Мигом огонь полыхнет, побежит, зазмеится, завьется;
Синий, прозрачный дымок от земли подымется к небу…
Но дальше сороковой строки дело не пошло. Лично с Черниховским Ходасевич встретился лишь в 1922 году в Берлине:
Коренастый, крепкий мужчина, грудь колесом, здоровый румянец, оглушительный голос, стремительные движения. Не снимая пальто, усаживается на подоконник, говорит быстро, хлопая себя по коленке и подкручивая лихие казацкие усы. У него военная выправка и хороший русский язык с легким малороссийским акцентом. Ничего поэтического и еще меньше – еврейского. Скорее всего – степняк-помещик из отставных военных. Такие люди хорошо говорят об окрошке.
Милый Черниховский! В окрошке он ничего не смыслит. Он говорит исключительно о Гомере, об ассирийском эпосе, о книге Бытия и с жаром разоблачает литературные плагиаты, сделанные не менее трех тысяч лет тому назад[382].
Ходасевич перевел семь произведений Черниховского, в том числе четыре большие идиллии – “Завет Авраама” (1916), “В знойный день” (в 1917-м, для “Еврейской антологии”), “Вареники” (были выполнены параллельно с работой над антологией, но напечатаны не там, а в третьем выпуске альманаха “Софрут”) и “Свадьба Эльки”, работа над которой шла в сотрудничестве с автором в 1923–1924 годах. Она была опубликована в журнале “Беседа”, который издавался Горьким “при ближайшем участии Ходасевича”. В ходе этой работы поэты подружились; позднее они встречались в Париже. Черниховский в это же время перевел на иврит стихотворение Ходасевича “Путем зерна”, и это был первый перевод его стихов на какой бы то ни было иностранный язык.
То место, которое заняли переводы с иврита в творчестве Ходасевича в первые послереволюционные годы, примечательно. Объяснений тому можно дать много. Несомненно, важно то, что в этом проекте, в отличие от армянских переводов, Владислав Фелицианович играл центральную роль: он не просто выполнял заказ, а непосредственно общался с энтузиастически настроенными носителями языка. Некоторое значение имели и семейные корни: тот парадоксальный факт, что “Еврейскую антологию” редактирует внук составителя “Книги Кагала”, не мог не волновать Ходасевича; быть может, он стремился если не “искупить вину” своего деда (едва ли он мыслил такими категориями), то противопоставить свой выбор его выбору.
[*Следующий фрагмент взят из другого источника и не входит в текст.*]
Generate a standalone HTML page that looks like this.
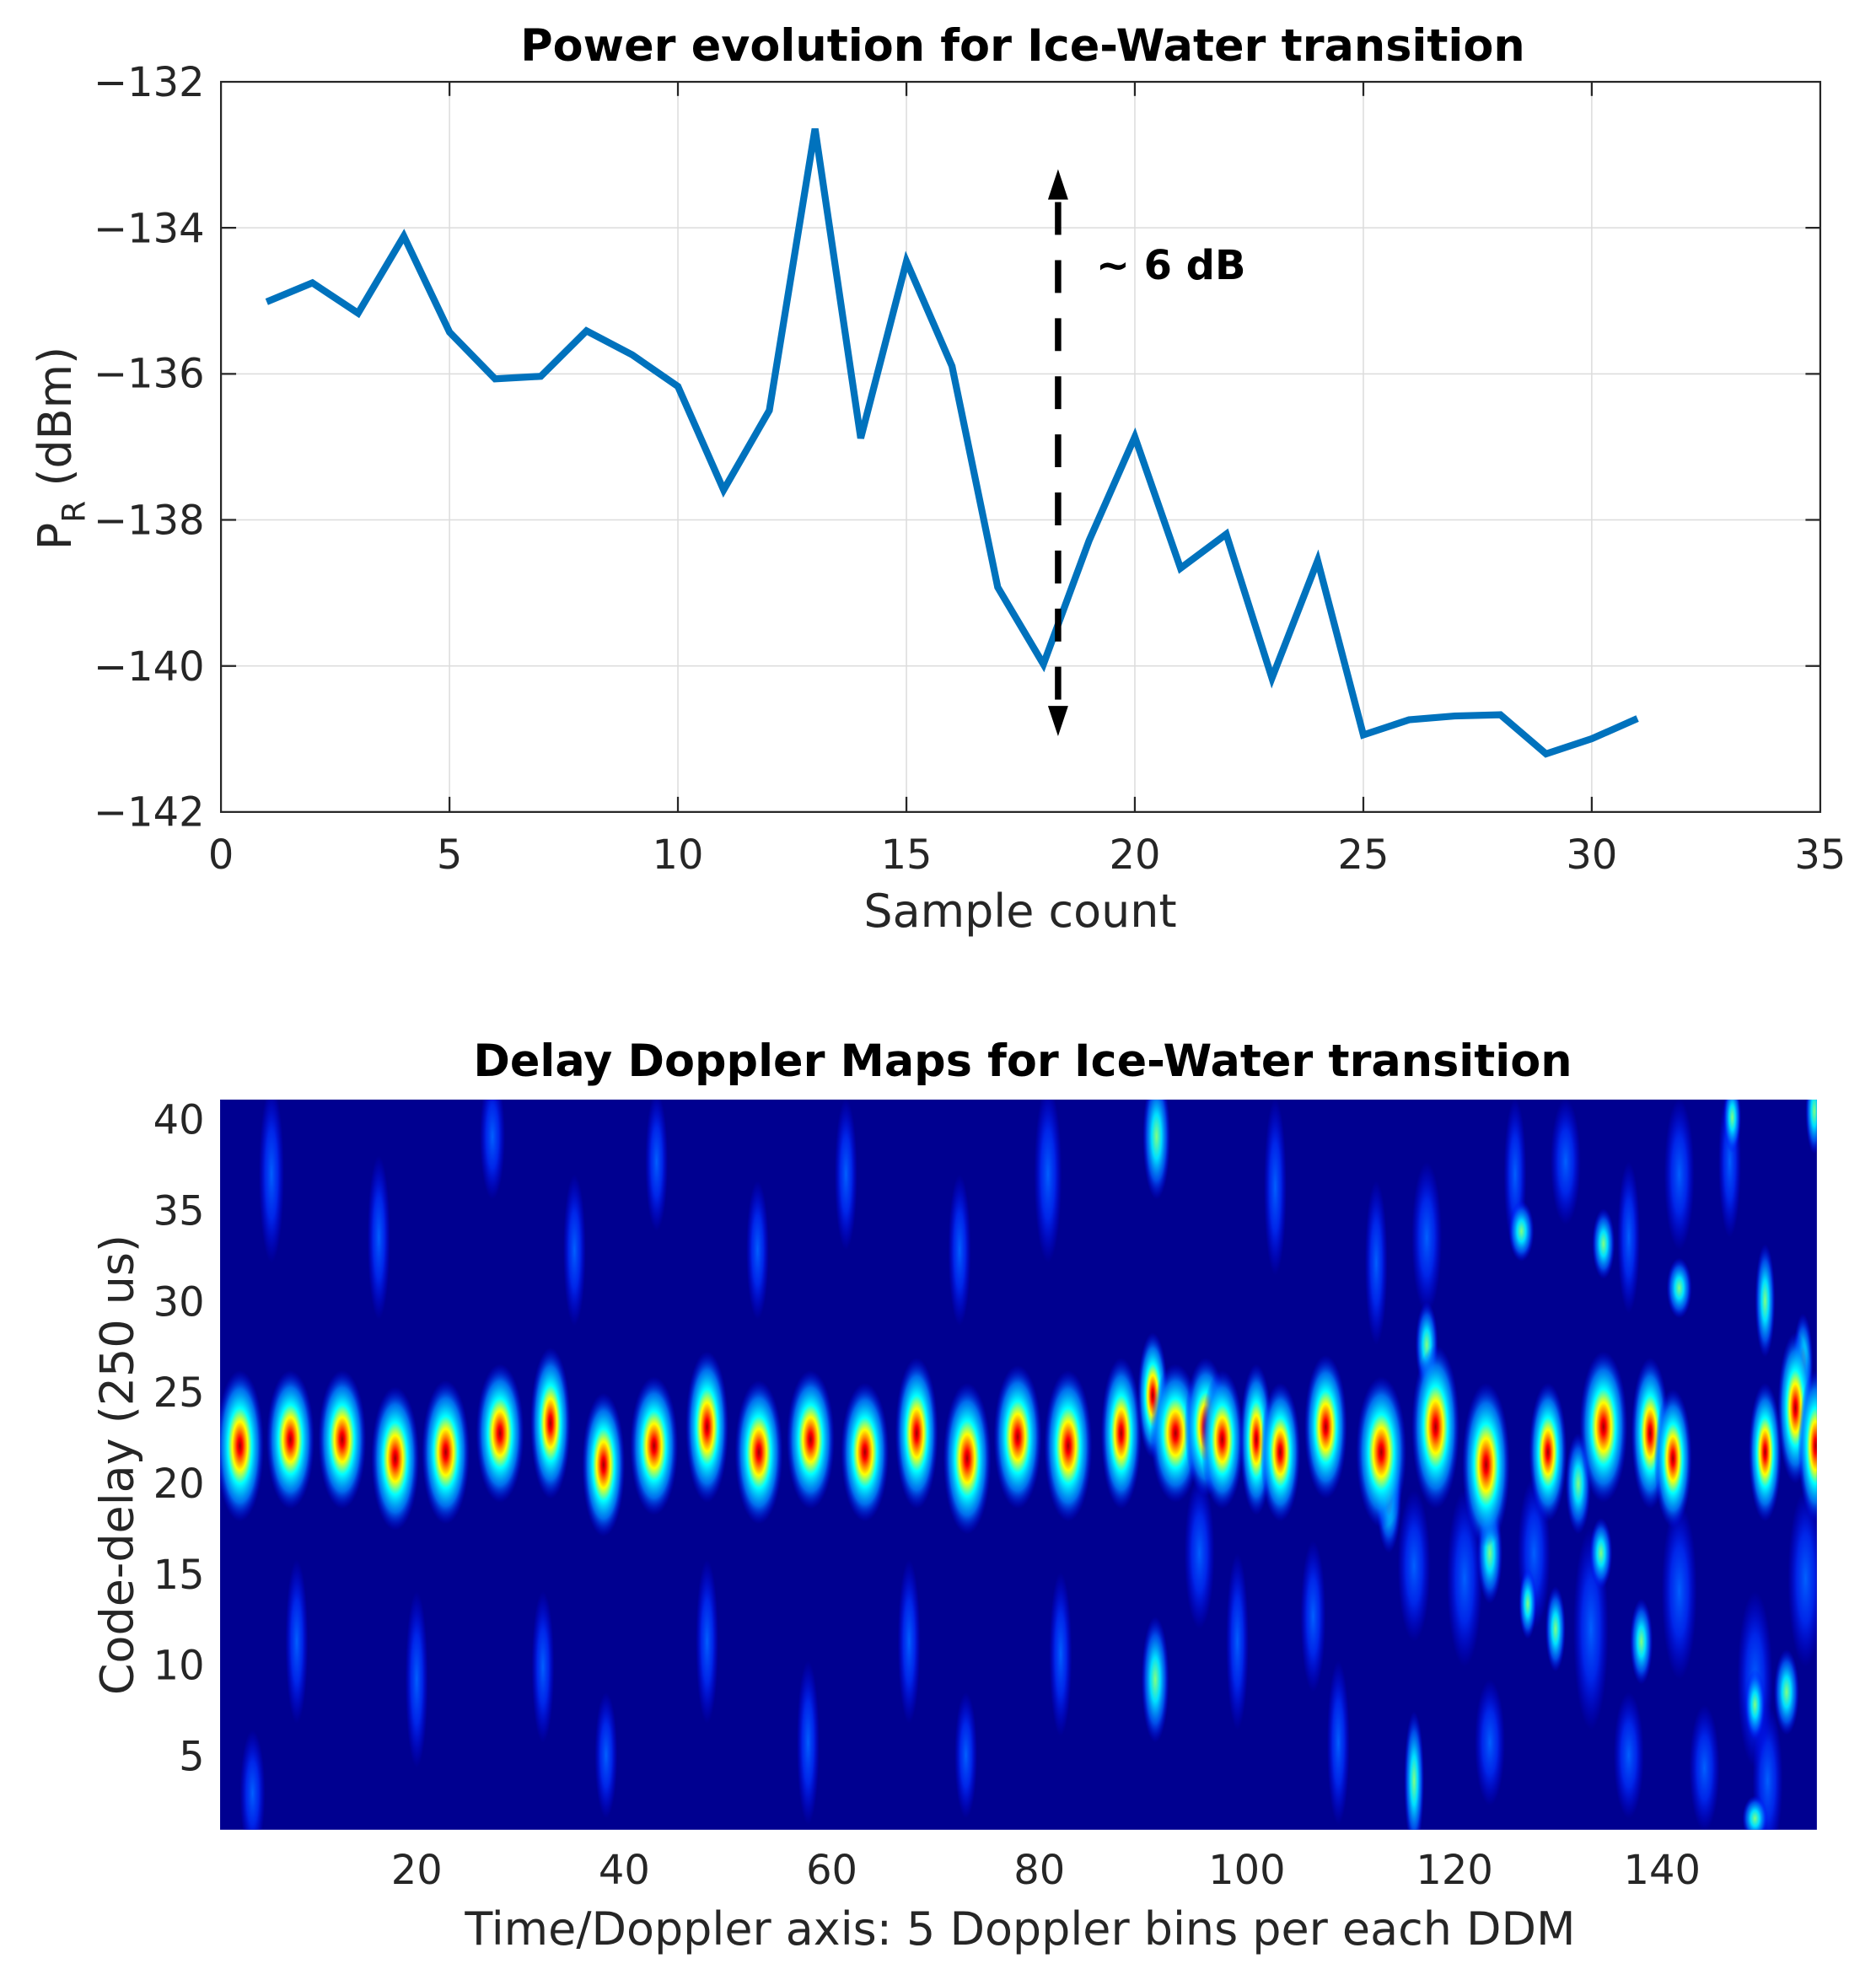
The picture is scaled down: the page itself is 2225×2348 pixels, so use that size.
<!DOCTYPE html>
<html><head><meta charset="utf-8"><style>html,body{margin:0;padding:0;background:#fff}svg{display:block}</style></head>
<body>
<svg width="2225" height="2348" viewBox="0 0 1485.8 1568" xmlns="http://www.w3.org/2000/svg" font-family="'DejaVu Sans','Liberation Sans',sans-serif">
<defs>
<radialGradient id="pk" cx="0.5" cy="0.5" r="0.5">
<stop offset="0" stop-color="#a00000"/>
<stop offset="0.1" stop-color="#ff0000"/>
<stop offset="0.22" stop-color="#ff9000"/>
<stop offset="0.32" stop-color="#ffff00"/>
<stop offset="0.5" stop-color="#00ffff"/>
<stop offset="0.75" stop-color="#0080ff" stop-opacity="0.85"/>
<stop offset="1" stop-color="#0000ff" stop-opacity="0"/>
</radialGradient>
<radialGradient id="cy" cx="0.5" cy="0.5" r="0.5">
<stop offset="0" stop-color="#80ff80"/>
<stop offset="0.35" stop-color="#00e0ff"/>
<stop offset="0.7" stop-color="#0060ff" stop-opacity="0.8"/>
<stop offset="1" stop-color="#0000ff" stop-opacity="0"/>
</radialGradient>
<radialGradient id="bl" cx="0.5" cy="0.5" r="0.5">
<stop offset="0" stop-color="#0060ff"/>
<stop offset="0.5" stop-color="#0030ff" stop-opacity="0.8"/>
<stop offset="1" stop-color="#0000ff" stop-opacity="0"/>
</radialGradient>
<clipPath id="cp"><rect x="174.3" y="870.8" width="1264.7" height="578.2"/></clipPath>
</defs>

<!-- TOP PLOT -->
<text x="810" y="48" font-size="35" font-weight="bold" text-anchor="middle" fill="#000">Power evolution for Ice-Water transition</text>
<g stroke="#dcdcdc" stroke-width="1">
<line x1="356" y1="64.8" x2="356" y2="643"/><line x1="536.9" y1="64.8" x2="536.9" y2="643"/>
<line x1="717.9" y1="64.8" x2="717.9" y2="643"/><line x1="898.8" y1="64.8" x2="898.8" y2="643"/>
<line x1="1079.8" y1="64.8" x2="1079.8" y2="643"/><line x1="1260.7" y1="64.8" x2="1260.7" y2="643"/>
<line x1="175" y1="180.4" x2="1441.7" y2="180.4"/><line x1="175" y1="296.1" x2="1441.7" y2="296.1"/>
<line x1="175" y1="411.7" x2="1441.7" y2="411.7"/><line x1="175" y1="527.4" x2="1441.7" y2="527.4"/>
</g>
<g stroke="#262626" stroke-width="1.5">
<line x1="356" y1="643" x2="356" y2="631"/><line x1="536.9" y1="643" x2="536.9" y2="631"/><line x1="717.9" y1="643" x2="717.9" y2="631"/><line x1="898.8" y1="643" x2="898.8" y2="631"/><line x1="1079.8" y1="643" x2="1079.8" y2="631"/><line x1="1260.7" y1="643" x2="1260.7" y2="631"/>
<line x1="356" y1="64.8" x2="356" y2="76"/><line x1="536.9" y1="64.8" x2="536.9" y2="76"/><line x1="717.9" y1="64.8" x2="717.9" y2="76"/><line x1="898.8" y1="64.8" x2="898.8" y2="76"/><line x1="1079.8" y1="64.8" x2="1079.8" y2="76"/><line x1="1260.7" y1="64.8" x2="1260.7" y2="76"/>
<line x1="175" y1="180.4" x2="187" y2="180.4"/><line x1="175" y1="296.1" x2="187" y2="296.1"/><line x1="175" y1="411.7" x2="187" y2="411.7"/><line x1="175" y1="527.4" x2="187" y2="527.4"/>
<line x1="1441.7" y1="180.4" x2="1430" y2="180.4"/><line x1="1441.7" y1="296.1" x2="1430" y2="296.1"/><line x1="1441.7" y1="411.7" x2="1430" y2="411.7"/><line x1="1441.7" y1="527.4" x2="1430" y2="527.4"/>
</g>
<rect x="175" y="64.8" width="1266.7" height="578.2" fill="none" stroke="#262626" stroke-width="1.5"/>
<polyline fill="none" stroke="#0072BD" stroke-width="5.5" stroke-linejoin="miter" points="211.2,239 247.4,224 283.6,248 319.8,187 356,263 392.1,300 428.3,298 464.5,262 500.7,281 536.9,306 573.1,388 609.3,325 645.5,102 681.7,347 717.9,207 754,290 790.2,465 826.4,526 862.6,428 898.8,346 935,450 971.2,423 1007.4,537 1043.6,444 1079.8,582 1116,570 1152.1,567 1188.3,566 1224.5,597 1260.7,585 1296.9,569"/>
<line x1="838" y1="152" x2="838" y2="566" stroke="#000" stroke-width="5" stroke-dasharray="26,20" stroke-dashoffset="-8"/>
<polygon points="838,134 830,158 846,158" fill="#000"/>
<polygon points="838,583 830,559 846,559" fill="#000"/>
<text x="868" y="221" font-size="32" font-weight="bold" fill="#000">~ 6 dB</text>
<g font-size="32" fill="#262626" text-anchor="end">
<text x="162" y="76">−132</text><text x="162" y="192">−134</text><text x="162" y="307">−136</text>
<text x="162" y="423">−138</text><text x="162" y="539">−140</text><text x="162" y="654">−142</text>
</g>
<g font-size="32" fill="#262626" text-anchor="middle">
<text x="175" y="688">0</text><text x="356" y="688">5</text><text x="536.9" y="688">10</text><text x="717.9" y="688">15</text>
<text x="898.8" y="688">20</text><text x="1079.8" y="688">25</text><text x="1260.7" y="688">30</text><text x="1441.7" y="688">35</text>
</g>
<text x="808" y="734" font-size="36" fill="#262626" text-anchor="middle">Sample count</text>
<text transform="translate(56,355) rotate(-90)" font-size="36" fill="#262626" text-anchor="middle">P<tspan font-size="25" dy="11">R</tspan><tspan dy="-11"> (dBm)</tspan></text>

<!-- BOTTOM PLOT -->
<text x="810" y="852" font-size="35" font-weight="bold" text-anchor="middle" fill="#000">Delay Doppler Maps for Ice-Water transition</text>
<rect x="174.3" y="870.8" width="1264.7" height="578.2" fill="#000090"/>
<g clip-path="url(#cp)">
<g fill="url(#bl)">
<ellipse cx="215" cy="930" rx="10" ry="70"/><ellipse cx="300" cy="980" rx="9" ry="65"/><ellipse cx="390" cy="900" rx="10" ry="50"/>
<ellipse cx="455" cy="990" rx="9" ry="60"/><ellipse cx="520" cy="920" rx="9" ry="55"/><ellipse cx="600" cy="990" rx="9" ry="55"/>
<ellipse cx="670" cy="930" rx="9" ry="60"/><ellipse cx="760" cy="990" rx="9" ry="60"/><ellipse cx="830" cy="930" rx="11" ry="70"/>
<ellipse cx="235" cy="1300" rx="9" ry="65"/><ellipse cx="330" cy="1330" rx="9" ry="70"/><ellipse cx="430" cy="1320" rx="9" ry="60"/>
<ellipse cx="480" cy="1390" rx="9" ry="50"/><ellipse cx="560" cy="1300" rx="9" ry="65"/><ellipse cx="640" cy="1380" rx="9" ry="65"/>
<ellipse cx="720" cy="1300" rx="9" ry="65"/><ellipse cx="765" cy="1390" rx="9" ry="50"/><ellipse cx="840" cy="1310" rx="9" ry="65"/>
<ellipse cx="980" cy="1300" rx="9" ry="70"/><ellipse cx="1060" cy="1380" rx="9" ry="65"/><ellipse cx="1010" cy="940" rx="9" ry="70"/>
<ellipse cx="1090" cy="1000" rx="9" ry="65"/><ellipse cx="1200" cy="930" rx="9" ry="60"/><ellipse cx="1290" cy="980" rx="9" ry="60"/>
<ellipse cx="1370" cy="920" rx="9" ry="60"/><ellipse cx="200" cy="1420" rx="10" ry="50"/><ellipse cx="1400" cy="1410" rx="12" ry="60"/>
<ellipse cx="1160" cy="1250" rx="14" ry="70"/><ellipse cx="1260" cy="1290" rx="14" ry="80"/><ellipse cx="1330" cy="1260" rx="14" ry="70"/>
<ellipse cx="1390" cy="1330" rx="14" ry="70"/><ellipse cx="1430" cy="1250" rx="14" ry="70"/><ellipse cx="1290" cy="1390" rx="12" ry="50"/>
<ellipse cx="1120" cy="1240" rx="13" ry="60"/><ellipse cx="1215" cy="1230" rx="13" ry="60"/><ellipse cx="950" cy="1230" rx="12" ry="60"/>
<ellipse cx="1130" cy="980" rx="12" ry="60"/><ellipse cx="1240" cy="920" rx="12" ry="50"/><ellipse cx="1330" cy="930" rx="12" ry="60"/>
<ellipse cx="1180" cy="1380" rx="12" ry="50"/><ellipse cx="1350" cy="1400" rx="12" ry="50"/><ellipse cx="1040" cy="1280" rx="10" ry="60"/>
</g>
<g fill="url(#cy)">
<ellipse cx="916" cy="900" rx="11" ry="50"/><ellipse cx="915" cy="1330" rx="11" ry="50"/><ellipse cx="1120" cy="1410" rx="8" ry="55"/>
<ellipse cx="1205" cy="975" rx="10" ry="24"/><ellipse cx="1270" cy="985" rx="9" ry="28"/><ellipse cx="1330" cy="1020" rx="10" ry="24"/>
<ellipse cx="1398" cy="1030" rx="8" ry="45"/><ellipse cx="1232" cy="1290" rx="8" ry="34"/><ellipse cx="1210" cy="1270" rx="7" ry="28"/>
<ellipse cx="1300" cy="1300" rx="9" ry="34"/><ellipse cx="1390" cy="1350" rx="8" ry="28"/><ellipse cx="1415" cy="1340" rx="10" ry="34"/>
<ellipse cx="1428" cy="1080" rx="8" ry="40"/><ellipse cx="1437" cy="880" rx="7" ry="34"/><ellipse cx="1372" cy="885" rx="7" ry="28"/>
<ellipse cx="1268" cy="1230" rx="9" ry="28"/><ellipse cx="1180" cy="1230" rx="10" ry="40"/><ellipse cx="1130" cy="1065" rx="9" ry="34"/>
<ellipse cx="1390" cy="1440" rx="10" ry="18"/><ellipse cx="1250" cy="1175" rx="10" ry="40"/><ellipse cx="1100" cy="1185" rx="10" ry="45"/>
</g>
<g fill="url(#pk)">
<ellipse cx="190" cy="1145" rx="19" ry="60"/><ellipse cx="230" cy="1140" rx="19" ry="55"/><ellipse cx="271" cy="1140" rx="19" ry="55"/>
<ellipse cx="313" cy="1155" rx="19" ry="57"/><ellipse cx="353" cy="1150" rx="19" ry="57"/><ellipse cx="396" cy="1135" rx="19" ry="55"/>
<ellipse cx="436" cy="1127" rx="16" ry="60"/><ellipse cx="478" cy="1160" rx="17" ry="57"/><ellipse cx="518" cy="1145" rx="19" ry="55"/>
<ellipse cx="560" cy="1130" rx="17" ry="60"/><ellipse cx="601" cy="1150" rx="19" ry="57"/><ellipse cx="642" cy="1140" rx="19" ry="55"/>
<ellipse cx="685" cy="1150" rx="19" ry="55"/><ellipse cx="726" cy="1135" rx="17" ry="60"/><ellipse cx="766" cy="1155" rx="19" ry="60"/>
<ellipse cx="806" cy="1138" rx="19" ry="57"/><ellipse cx="846" cy="1145" rx="19" ry="60"/><ellipse cx="888" cy="1135" rx="16" ry="60"/>
<ellipse cx="913" cy="1105" rx="12" ry="50"/><ellipse cx="931" cy="1135" rx="20" ry="55"/><ellipse cx="955" cy="1130" rx="17" ry="55"/>
<ellipse cx="968" cy="1140" rx="17" ry="55"/><ellipse cx="995" cy="1140" rx="13" ry="60"/><ellipse cx="1014" cy="1150" rx="16" ry="55"/>
<ellipse cx="1050" cy="1130" rx="17" ry="57"/><ellipse cx="1094" cy="1150" rx="20" ry="60"/><ellipse cx="1137" cy="1130" rx="19" ry="65"/>
<ellipse cx="1177" cy="1160" rx="19" ry="65"/><ellipse cx="1226" cy="1150" rx="15" ry="55"/><ellipse cx="1270" cy="1130" rx="19" ry="60"/>
<ellipse cx="1307" cy="1135" rx="15" ry="60"/><ellipse cx="1325" cy="1155" rx="15" ry="55"/><ellipse cx="1398" cy="1150" rx="13" ry="55"/>
<ellipse cx="1422" cy="1115" rx="14" ry="60"/><ellipse cx="1438" cy="1145" rx="14" ry="60"/>
</g>
</g>
<g font-size="32" fill="#262626" text-anchor="end">
<text x="162" y="898">40</text><text x="162" y="970">35</text><text x="162" y="1042">30</text><text x="162" y="1114">25</text>
<text x="162" y="1186">20</text><text x="162" y="1258">15</text><text x="162" y="1330">10</text><text x="162" y="1402">5</text>
</g>
<g font-size="32" fill="#262626" text-anchor="middle">
<text x="330" y="1492">20</text><text x="494.4" y="1492">40</text><text x="658.8" y="1492">60</text><text x="823.2" y="1492">80</text>
<text x="987.6" y="1492">100</text><text x="1152" y="1492">120</text><text x="1316.4" y="1492">140</text>
</g>
<text x="808" y="1540" font-size="36" fill="#262626" text-anchor="middle">Time/Doppler axis: 5 Doppler bins per each DDM</text>
<text transform="translate(105,1160) rotate(-90)" font-size="36" fill="#262626" text-anchor="middle">Code-delay (250 us)</text>
</svg>
</body></html>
И все же на первом месте, думается, была именно та тоска по монументальному и “народному” искусству, которая в это же время заставляла Ходасевича с надеждой встречать революционную бурю. В Бялике, Черниховском, Шнеуре Залмане он увидел глубину и силу, которых ему не хватало в стихах его русских сверстников, увидел непосредственное обращение к “самому главному”, вечному, космическому и в то же время насущно-человечному – и, что было для него в тот момент не менее важно, живую связь с исторической судьбой народа, его выбором и его надеждами.
Не менее интересно и то, что любимцем Ходасевича стал самый земной, мажорный, душевно ясный из этих поэтов. В Черниховском его привлекало то же, что в Державине: оба они, как в жизни, так и в искусстве, были полной противоположностью самого Ходасевича.
3
Хотя работа над “Еврейской антологией” оплачивалась, она не могла полностью обеспечить Ходасевича, лишившегося привычных источников заработка (“Летучей мыши” и “Пользы”) и к тому же сильно издержавшегося за два лета, проведенных в Коктебеле. Его положение вызывало тревогу и сочувствие друзей. Свидетельство тому – письмо Гершензона Андрею Белому от 21 декабря 1917 года: “Владислав Фелиц<ианович> Ходасевич находится в стесненном положении: необходимо ему помочь. Мы с А. Н. Толстым придумали литературный вечер, и одна богатая дама предоставила для этого залу в своем доме возле Арбата. Можно собрать тысячу рублей. Помогите, не откажитесь участвовать. ‹…› Будут участвовать еще: Вяч. Иванов, Бальмонт, А. Н. Толстой”[383].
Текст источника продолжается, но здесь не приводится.